Die Ergebnisse des NATO-Gipfels bestätigen, dass die Rückkehr zur »guten alten« Mission des Containment Russlands tatsächlich stattgefunden hat und insgesamt innerhalb der Allianz keine besonderen Meinungsunterschiede hervorruft. Das ist nicht darauf zurückzuführen, dass in der NATO ausnahmslos alle Moskau als Quelle der größten Bedrohung sehen, eher ist das Gegenteil der Fall: die arithmetische Mehrheit der Mitgliedsstaaten verhält sich Russland gegenüber gleichgültig. Die westlichen Staaten (von denen die meisten Mitglied sowohl der NATO als auch der EU sind) haben jetzt dermaßen viele innere Probleme, dass für eine Beruhigung der nervösen osteuropäischen Bündnispartner und einen Aufbau der schwierigen nuancierten Beziehungen zu Russland einfach keine Zeit ist und es an Kraft und intellektuellen Möglichkeiten mangelt. Also ist es sehr viel einfacher, zu einem wohlbekannten Paradigma zurückzukehren, zumindest so lange, bis die Knoten aus Widersprüchen sich auf irgendeine Art von innen gelöst haben.

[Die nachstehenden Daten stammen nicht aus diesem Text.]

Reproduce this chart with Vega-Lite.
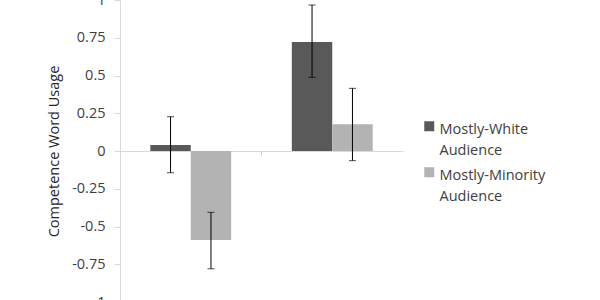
{
  "$schema": "https://vega.github.io/schema/vega-lite/v6.json",
  "width": 283,
  "height": 302,
  "autosize": "none",
  "padding": {"left": 120, "top": 0, "right": 197, "bottom": 0},
  "background": "white",
  "config": {"view": {"stroke": null}, "font": "Open Sans",
    "axisY": {"grid": false, "labelOverlap": false, "labelBound": false, "labelFlush": false,
      "domainColor": "#d9d9d9", "tickColor": "#d9d9d9", "tickSize": 6, "labelPadding": 9,
      "labelFontSize": 14.5, "labelColor": "#404040", "labelFont": "Open Sans",
      "titleFontSize": 14.5, "titleFontWeight": "normal", "titleColor": "#262626", "titlePadding": 10}},
  "data": {"values": [
    {"group": "A", "audience": "Mostly-White Audience", "value": 0.04, "lo": -0.144, "hi": 0.227},
    {"group": "A", "audience": "Mostly-Minority Audience", "value": -0.59, "lo": -0.78, "hi": -0.406},
    {"group": "B", "audience": "Mostly-White Audience", "value": 0.722, "lo": 0.488, "hi": 0.967},
    {"group": "B", "audience": "Mostly-Minority Audience", "value": 0.177, "lo": -0.064, "hi": 0.415}
  ]},
  "encoding": {
    "x": {"field": "group", "type": "nominal", "scale": {"paddingInner": 0, "paddingOuter": 0},
      "axis": {"title": null, "labels": false, "offset": -151, "bandPosition": 0, "domainColor": "#d9d9d9", "tickColor": "#d9d9d9", "tickSize": 5}},
    "xOffset": {"field": "audience", "type": "nominal", "sort": ["Mostly-White Audience", "Mostly-Minority Audience"], "scale": {"paddingOuter": 0.75, "paddingInner": 0}}
  },
  "layer": [
    {
      "mark": {"type": "bar"},
      "encoding": {
        "y": {"field": "value", "type": "quantitative", "scale": {"domain": [-1, 1], "nice": false},
          "axis": {"title": "Competence Word Usage", "values": [-1, -0.75, -0.5, -0.25, 0, 0.25, 0.5, 0.75, 1],
            "labelExpr": "datum.value == 0 ? '0' : (datum.value > 0 ? format(datum.value, '~g') : '-' + format(-datum.value, '~g'))"}},
        "color": {"field": "audience", "type": "nominal", "sort": ["Mostly-White Audience", "Mostly-Minority Audience"],
          "scale": {"domain": ["Mostly-White Audience", "Mostly-Minority Audience"], "range": ["#595959", "#b3b3b3"]},
          "legend": {"title": null, "orient": "none", "legendX": 302, "legendY": 119, "symbolType": "square", "symbolSize": 100,
            "symbolStrokeWidth": 0, "labelFontSize": 14.5, "labelColor": "#404040", "labelFont": "Open Sans",
            "labelExpr": "split(datum.label, ' ')", "labelOffset": 3, "rowPadding": 7, "labelLimit": 200, "labelBaseline": "top", "symbolOffset": 0,
            "encode": {"labels": {"update": {"lineHeight": {"value": 21}, "dy": {"value": -3}}}}}}
      }
    },
    {
      "mark": {"type": "rule", "color": "black", "strokeWidth": 1},
      "encoding": {"y": {"field": "lo", "type": "quantitative",
        "axis": {"title": "Competence Word Usage", "values": [-1, -0.75, -0.5, -0.25, 0, 0.25, 0.5, 0.75, 1],
            "labelExpr": "datum.value == 0 ? '0' : (datum.value > 0 ? format(datum.value, '~g') : '-' + format(-datum.value, '~g'))"}}, "y2": {"field": "hi"}}
    },
    {
      "mark": {"type": "tick", "color": "black", "thickness": 1, "size": 7},
      "encoding": {"y": {"field": "lo", "type": "quantitative",
        "axis": {"title": "Competence Word Usage", "values": [-1, -0.75, -0.5, -0.25, 0, 0.25, 0.5, 0.75, 1],
            "labelExpr": "datum.value == 0 ? '0' : (datum.value > 0 ? format(datum.value, '~g') : '-' + format(-datum.value, '~g'))"}}}
    },
    {
      "mark": {"type": "tick", "color": "black", "thickness": 1, "size": 7},
      "encoding": {"y": {"field": "hi", "type": "quantitative",
        "axis": {"title": "Competence Word Usage", "values": [-1, -0.75, -0.5, -0.25, 0, 0.25, 0.5, 0.75, 1],
            "labelExpr": "datum.value == 0 ? '0' : (datum.value > 0 ? format(datum.value, '~g') : '-' + format(-datum.value, '~g'))"}}}
    }
  ]
}
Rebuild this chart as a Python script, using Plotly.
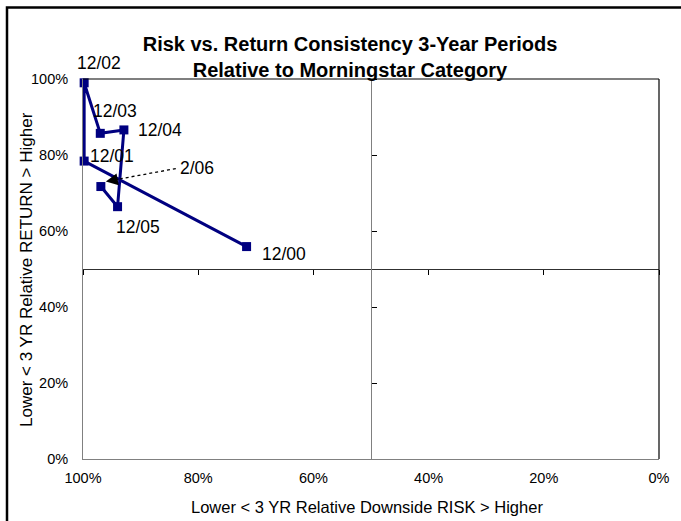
import plotly.graph_objects as go

# Rolling 3-year periods, relative rank vs. Morningstar category (percent)
periods = ["12/00", "12/01", "12/02", "12/03", "12/04", "12/05", "2/06"]
downside_risk = [71.6, 99.8, 99.8, 97.0, 92.9, 94.0, 96.9]
relative_return = [55.9, 78.4, 99.0, 85.7, 86.6, 66.4, 71.7]

tick_values = [0, 20, 40, 60, 80, 100]
tick_labels = ["0%", "20%", "40%", "60%", "80%", "100%"]

NAVY = "#000080"
FONT = "Liberation Sans, Arial, sans-serif"

W, H = 681, 521
L, R, T, B = 83, 22, 79, 62          # plot area margins in px
PW, PH = W - L - R, H - T - B


def px_to_paper_x(px):
    return (px - L) / PW


def px_to_paper_y(py):
    return (H - B - py) / PH


# pixel offsets of each period label from its marker (dx right, dy up)
label_offsets = {
    "12/00": (37, -7),
    "12/01": (28, 5),
    "12/02": (15, 20),
    "12/03": (15, 22),
    "12/04": (36, 0),
    "12/05": (20, -20),
}
arrow_label = "2/06"
arrow_label_offset = (96, 19)
LABEL_FONT = dict(family=FONT, size=17.5, color="black")

fig = go.Figure()

fig.add_trace(go.Scatter(
    x=downside_risk, y=relative_return,
    mode="lines+markers",
    line=dict(color=NAVY, width=3),
    marker=dict(symbol="square", size=9, color=NAVY),
    cliponaxis=False, hoverinfo="skip", showlegend=False,
))

# empty trace so the crossing axes at the 50% lines get drawn
fig.add_trace(go.Scatter(x=[], y=[], xaxis="x2", yaxis="y2",
                         showlegend=False, hoverinfo="skip"))

annotations = []
for name, xv, yv in zip(periods, downside_risk, relative_return):
    if name in label_offsets:
        dx, dy = label_offsets[name]
        annotations.append(dict(
            x=xv, y=yv, xref="x", yref="y", text=name, showarrow=False,
            xshift=dx, yshift=dy, font=LABEL_FONT,
        ))

# 2/06 callout: label, dotted leader and arrowhead
i = periods.index(arrow_label)
ax_v, ay_v = downside_risk[i], relative_return[i]
dx, dy = arrow_label_offset
annotations.append(dict(
    x=ax_v, y=ay_v, xref="x", yref="y", text=arrow_label, showarrow=False,
    xshift=dx, yshift=dy, font=LABEL_FONT,
))
annotations.append(dict(
    x=ax_v, y=ay_v, xref="x", yref="y", text="", showarrow=True,
    xshift=5, yshift=5, ax=14, ay=-2.6, axref="pixel", ayref="pixel",
    arrowhead=2, arrowsize=2.4, arrowwidth=1, arrowcolor="black", standoff=0,
))

# axis titles
annotations.append(dict(
    text="Lower < 3 YR Relative Downside RISK > Higher",
    xref="paper", yref="paper", x=px_to_paper_x(367), y=px_to_paper_y(507),
    xanchor="center", yanchor="middle", showarrow=False,
    font=dict(family=FONT, size=16.5, color="black"),
))
annotations.append(dict(
    text="Lower < 3 YR Relative RETURN > Higher", textangle=-90,
    xref="paper", yref="paper", x=px_to_paper_x(26), y=px_to_paper_y(270),
    xanchor="center", yanchor="middle", showarrow=False,
    font=dict(family=FONT, size=17, color="black"),
))

shapes = [
    # dotted leader from the label to the arrowhead
    dict(type="line", xref="x", yref="y", xsizemode="pixel", ysizemode="pixel",
         xanchor=ax_v, yanchor=ay_v, x0=13, y0=6.5, x1=dx - 21, y1=dy - 1,
         line=dict(color="black", width=1.3, dash="dot")),
    # top and right edges of the plot area
    dict(type="line", xref="paper", yref="paper", x0=0, x1=1, y0=1, y1=1,
         line=dict(color="black", width=1.2)),
    dict(type="line", xref="paper", yref="paper", x0=1, x1=1, y0=0, y1=1,
         line=dict(color="black", width=1.2)),
    # chart frame
    dict(type="rect", xref="paper", yref="paper",
         x0=px_to_paper_x(7), x1=px_to_paper_x(700),
         y0=px_to_paper_y(540), y1=px_to_paper_y(7.5),
         line=dict(color="black", width=2.5), fillcolor="rgba(0,0,0,0)"),
]

axis_common = dict(showgrid=False, zeroline=False, automargin=False)

fig.update_layout(
    width=W, height=H,
    margin=dict(l=L, r=R, t=T, b=B, pad=0),
    paper_bgcolor="white", plot_bgcolor="white",
    font=dict(family=FONT, color="black"),
    title=dict(
        text="Risk vs. Return Consistency 3-Year Periods<br>Relative to Morningstar Category",
        x=px_to_paper_x(350), xref="paper", xanchor="center",
        y=1 - 51 / H, yref="container", yanchor="middle",
        font=dict(family=FONT, size=20, color="black", weight="bold"),
    ),
    xaxis=dict(
        range=[100, 0], tickvals=tick_values, ticktext=tick_labels,
        ticks="", showline=True, linecolor="#808080", linewidth=1,
        tickfont=dict(size=14.5), ticklabelstandoff=6,
        **axis_common,
    ),
    yaxis=dict(
        range=[0, 100], tickvals=tick_values, ticktext=tick_labels,
        ticks="", showline=True, linecolor="#808080", linewidth=1,
        tickfont=dict(size=14.5), ticklabelstandoff=11,
        **axis_common,
    ),
    xaxis2=dict(
        overlaying="x", anchor="free", position=0.5, range=[100, 0],
        tickvals=tick_values, showticklabels=False, ticks="outside",
        ticklen=5, tickcolor="black", showline=True, linecolor="#303030",
        linewidth=1, layer="below traces", **axis_common,
    ),
    yaxis2=dict(
        overlaying="y", anchor="free", position=0.5, side="right",
        range=[0, 100], tickvals=tick_values, showticklabels=False,
        ticks="outside", ticklen=5, tickcolor="black", showline=True,
        linecolor="#808080", linewidth=1, layer="below traces", **axis_common,
    ),
    annotations=annotations,
    shapes=shapes,
)

fig.write_html("out.html")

Somit schließt sich der Kreis: Beide Seiten haben gewichtige interne Gründe, sich auf eine Konfrontation zu verlegen. Die Führung Russlands hofft auf diese Weise, ein neues Entwicklungsmodell zu formulieren und ihr Setzen auf die Mehrheit zu legitimieren. Im Westen ist das Motiv merkwürdigerweise sehr ähnlich. Die Häufigkeit, mit der die Erwähnung von Putin in den Kampagnen und Wahlkämpfen der »Parteien des Establishments« (Cameron und sein Lager in Großbritannien, Clinton in den USA) gegen die »Aufrührer« eingesetzt wird, ist erstaunlich: Die Figur Putin wird als Instrument zur Einschüchterung der Wähler benutzt, damit diese nicht vom Mainstream abweichen.
Wie dem auch sei – es lässt sich konstatieren, dass das Vierteljahrhundert »ohne Konfrontation« vorbei ist. Eine Imitation des Kalten Krieges wird keines der Probleme lösen, wegen derer sie veranstaltet wird. Äußere Bedrohungen können nur vorübergehend (wenn überhaupt) jene tiefen Spaltungen in der Gesellschaft übertünchen, die praktisch überall in der Welt bestehen; Spaltungen, die auf die widersprüchlichen Folgen der Globalisierung zurückzuführen sind.
Die Risiken sind dennoch groß, da selbst eine nur erdachte, künstliche Konfrontation ihre Logik hat und zur Eskalation neigt. Daher wird die Aufgabe der politischen Führer für die nächste Zukunft in einem Risikomanagement bestehen, das neu erlernt werden muss. Es ist gefährlich, wenn sich das Bestreben, den jeweils anderen zu beeindrucken, in eine systematische Militarisierung und in einen neuen Rüstungswettlauf verwandelt. Angesichts der realen Herausforderungen des 21. Jahrhunderts wäre das zudem völlig sinnlos.